This paper introduces a new local plastic correction algorithm developed to accelerate finite element simulations for structures with elasto-plastic constitutive laws. The proposed method belongs to the category of generalized multiaxial Neuber-type methods enabled by pointwise proportional evolution rules. The algorithm numerically integrates J2 plasticity laws as a function of the finite element elastic response of the structure, to obtain full-field 3D elasto-plastic quantities for any proportionally applied loading. Examples of the numerical capabilities of this algorithm are shown on a structure containing a distribution of pores, for monotonic and fatigue loading. The approximation errors due to the proposed local plastic correction are also investigated. As a second point of innovation, we show that the proposed local plastic correction can be accelerated when dealing with large-scale structures by employing a simple meta-model, with virtually no added errors. Finally, we develop and investigate the merits of an additional deep-learning-based corrective layer to reduce approximations errors on a subset of structures for which full elasto-plastic FE simulations are performed, the solutions of which are subsequently used as training set for a Convolutional Neural Network algorithm designed to learn the error between full FE and plastic correction approximations.

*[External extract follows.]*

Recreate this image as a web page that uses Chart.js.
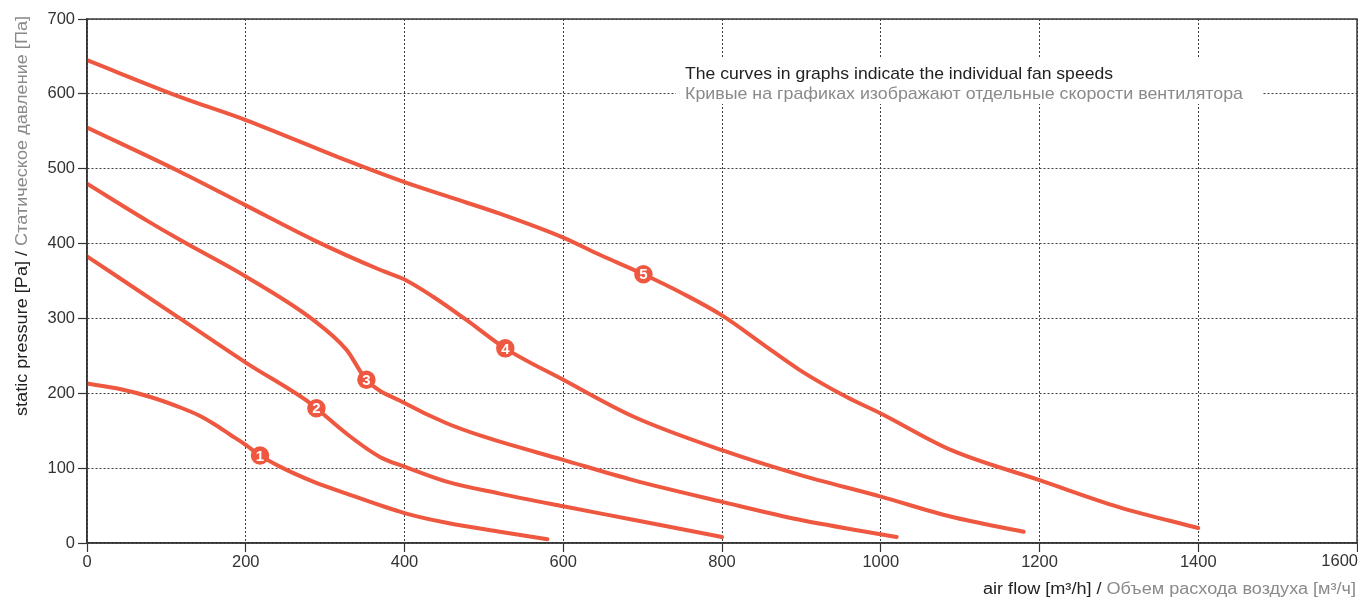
<!DOCTYPE html>
<html><head><meta charset="utf-8">
<script src="https://cdn.jsdelivr.net/npm/chart.js@4/dist/chart.umd.min.js"></script>
<style>html,body{margin:0;padding:0;background:#fff}#wrap{width:1358px;height:603px;position:relative}</style>
</head><body><div id="wrap"><canvas id="c"></canvas></div>
<script>
// Fan curves: air flow [m3/h] vs static pressure [Pa]
const flow1 = [0, 40, 80, 120, 140, 160, 180, 200, 218, 243, 285, 327, 400, 453, 520, 580];
const pressure1 = [213, 206, 195, 180, 171, 159, 145, 131, 117, 102, 82, 66, 40, 27, 15, 5];
const flow2 = [0, 117, 200, 281, 289, 327, 369, 400, 453, 520, 600, 688, 800];
const pressure2 = [383, 300, 241, 187, 180, 146, 115, 102, 82, 66, 49, 31, 8];
const flow3 = [0, 75, 117, 200, 285, 327, 352, 400, 453, 500, 600, 688, 800, 898, 1020];
const pressure3 = [480, 431, 405, 356, 298, 258, 218, 187, 160, 142, 111, 84, 55, 31, 8];
const flow4 = [0, 117, 200, 285, 369, 400, 436, 478, 527, 600, 688, 800, 898, 1000, 1089, 1180];
const pressure4 = [555, 496, 451, 405, 365, 352, 329, 298, 260, 218, 169, 124, 91, 62, 35, 15];
const flow5 = [0, 117, 200, 327, 400, 457, 520, 600, 646, 701, 751, 800, 856, 898, 957, 1000, 1089, 1200, 1300, 1400];
const pressure5 = [645, 596, 565, 511, 482, 462, 440, 408, 385, 359, 333, 304, 262, 231, 195, 173, 124, 84, 48, 20];

const markerFlow = [218, 289, 352, 527, 701];
const markerPressure = [117, 180, 218, 260, 359];
const markerLabels = ['1', '2', '3', '4', '5'];

const xTickValues = [0, 200, 400, 600, 800, 1000, 1200, 1400, 1600];
const yTickValues = [0, 100, 200, 300, 400, 500, 600, 700];

const noteLines = ['The curves in graphs indicate the individual fan speeds',
                   'Кривые на графиках изображают отдельные скорости вентилятора'];
const yTitleParts = ['static pressure [Pa] / ', 'Статическое давление [Па]'];
const xTitleParts = ['air flow [m³/h] / ', 'Объем расхода воздуха [м³/ч]'];

const RED = '#ef5840';
const DARK = '#222222';
const GRAY = '#8a8a8a';
const FONT = '"Liberation Sans", Arial, sans-serif';
const NARROW = '"Liberation Sans Narrow", "Liberation Sans", Arial, sans-serif';
const LAST_X = xTickValues[xTickValues.length - 1];

function pts(xs, ys) { return xs.map((x, i) => ({ x: x, y: ys[i] })); }
const curves = [[flow1, pressure1], [flow2, pressure2], [flow3, pressure3], [flow4, pressure4], [flow5, pressure5]];

const datasets = curves.map((c, i) => ({
  type: 'line',
  label: markerLabels[i],
  data: pts(c[0], c[1]),
  borderColor: RED,
  borderWidth: 4,
  pointRadius: 0,
  cubicInterpolationMode: 'monotone',
  borderCapStyle: 'round',
  borderJoinStyle: 'round',
  fill: false
}));
datasets.push({
  type: 'scatter',
  label: 'markers',
  data: pts(markerFlow, markerPressure),
  pointRadius: 10,
  pointBackgroundColor: RED,
  pointBorderColor: '#ffffff',
  pointBorderWidth: 1.5
});

function drawFitted(ctx, text, x, y, width, font, color) {
  ctx.save();
  ctx.font = font;
  const w = ctx.measureText(text).width;
  ctx.translate(x, y);
  ctx.scale(width / w, 1);
  ctx.fillStyle = color;
  ctx.textAlign = 'left';
  ctx.textBaseline = 'alphabetic';
  ctx.fillText(text, 0, 0);
  ctx.restore();
}

const extras = {
  id: 'extras',
  afterDatasetsDraw(chart) {
    const ctx = chart.ctx;
    const meta = chart.getDatasetMeta(5);
    ctx.save();
    ctx.fillStyle = '#ffffff';
    ctx.font = 'bold 15px ' + FONT;
    ctx.textAlign = 'center';
    ctx.textBaseline = 'middle';
    meta.data.forEach((p, i) => ctx.fillText(markerLabels[i], p.x, p.y + 1));
    ctx.restore();
  },
  afterDraw(chart) {
    const ctx = chart.ctx;
    const a = chart.chartArea;
    ctx.save();
    // frame
    ctx.strokeStyle = '#3a3a3a';
    ctx.lineWidth = 1.5;
    ctx.strokeRect(a.left, a.top, a.right - a.left, a.bottom - a.top);
    // note box
    ctx.fillStyle = '#ffffff';
    ctx.fillRect(676, 57, 586, 47);
    drawFitted(ctx, noteLines[0], 685, 79, 428, '17px ' + NARROW, DARK);
    drawFitted(ctx, noteLines[1], 685, 99, 558, '17px ' + NARROW, GRAY);
    // y title
    ctx.font = '16px ' + FONT;
    const w1 = ctx.measureText(yTitleParts[0]).width;
    const w2 = ctx.measureText(yTitleParts[1]).width;
    ctx.translate(27, 216);
    ctx.rotate(-Math.PI / 2);
    const s = 400 / (w1 + w2);
    ctx.scale(s, 1);
    ctx.textBaseline = 'alphabetic';
    ctx.textAlign = 'left';
    const x0 = -(w1 + w2) / 2;
    ctx.fillStyle = DARK;
    ctx.fillText(yTitleParts[0], x0, 0);
    ctx.fillStyle = GRAY;
    ctx.fillText(yTitleParts[1], x0 + w1, 0);
    ctx.restore();
    // x title
    ctx.save();
    ctx.font = '16px ' + FONT;
    const v1 = ctx.measureText(xTitleParts[0]).width;
    const v2 = ctx.measureText(xTitleParts[1]).width;
    const t = 373 / (v1 + v2);
    ctx.translate(983, 594);
    ctx.scale(t, 1);
    ctx.fillStyle = DARK;
    ctx.fillText(xTitleParts[0], 0, 0);
    ctx.fillStyle = GRAY;
    ctx.fillText(xTitleParts[1], v1, 0);
    ctx.restore();
    // last x tick label, kept inside the canvas
    const xs = chart.scales.x;
    ctx.save();
    ctx.font = '16.5px ' + FONT;
    ctx.fillStyle = '#333';
    ctx.textAlign = 'right';
    ctx.textBaseline = 'top';
    ctx.fillText(String(LAST_X), Math.min(xs.getPixelForValue(LAST_X) + 18, 1358), a.bottom + 10);
    ctx.restore();
  }
};

const gridCommon = { color: '#3c3c3c', lineWidth: 1, tickLength: 9, tickColor: '#333', tickWidth: 1.2, drawTicks: true };

new Chart(document.getElementById('c'), {
  data: { datasets: datasets },
  options: {
    responsive: true,
    maintainAspectRatio: false,
    animation: false,
    events: [],
    layout: { autoPadding: false, padding: { top: 19, right: 1, left: 0, bottom: 0 } },
    plugins: { legend: { display: false }, tooltip: { enabled: false } },
    scales: {
      x: {
        type: 'linear', min: 0, max: 1600,
        afterBuildTicks: sc => { sc.ticks = xTickValues.map(v => ({ value: v })); },
        ticks: { font: { size: 16.5, family: FONT }, color: '#333', padding: 1, maxRotation: 0, autoSkip: false,
                 callback: v => (v === LAST_X ? '' : String(v)) },
        grid: gridCommon,
        border: { color: '#333', width: 1.5, dash: [2, 2] },
        afterFit: sc => { sc.height = 60; sc.paddingRight = 0; sc.paddingLeft = 0; }
      },
      y: {
        type: 'linear', min: 0, max: 700,
        afterBuildTicks: sc => { sc.ticks = yTickValues.map(v => ({ value: v })); },
        ticks: { font: { size: 16.5, family: FONT }, color: '#333', padding: 3, autoSkip: false,
                 callback: v => String(v) },
        grid: gridCommon,
        border: { color: '#333', width: 1.5, dash: [2, 2] },
        afterFit: sc => { sc.width = 87; }
      }
    }
  },
  plugins: [extras]
});
</script></body></html>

翻译：本文提出一种新型局部塑性修正算法，旨在加速含弹塑性本构关系的结构有限元模拟。该算法属于基于逐点比例演化律的广义多轴Neuber型方法范畴。通过数值积分J2塑性定律（作为结构有限元弹性响应的函数），可对任意比例加载工况获取全场三维弹塑参量。本文以含孔隙分布的结构为例，展示了该算法在单调加载与疲劳加载场景下的数值能力，并探究了所提局部塑性修正带来的近似误差。作为第二创新点，我们证明当处理大规模结构时，通过采用简单元模型可在几乎不引入额外误差的情况下加速局部塑性修正。最后，我们开发并验证了基于深度学习的附加修正层，该层可缩减子结构（对其实施完整弹塑性有限元模拟）的近似误差；其求解结果随后用作卷积神经网络算法的训练集，该网络旨在学习全有限元解与塑性修正近似值之间的误差。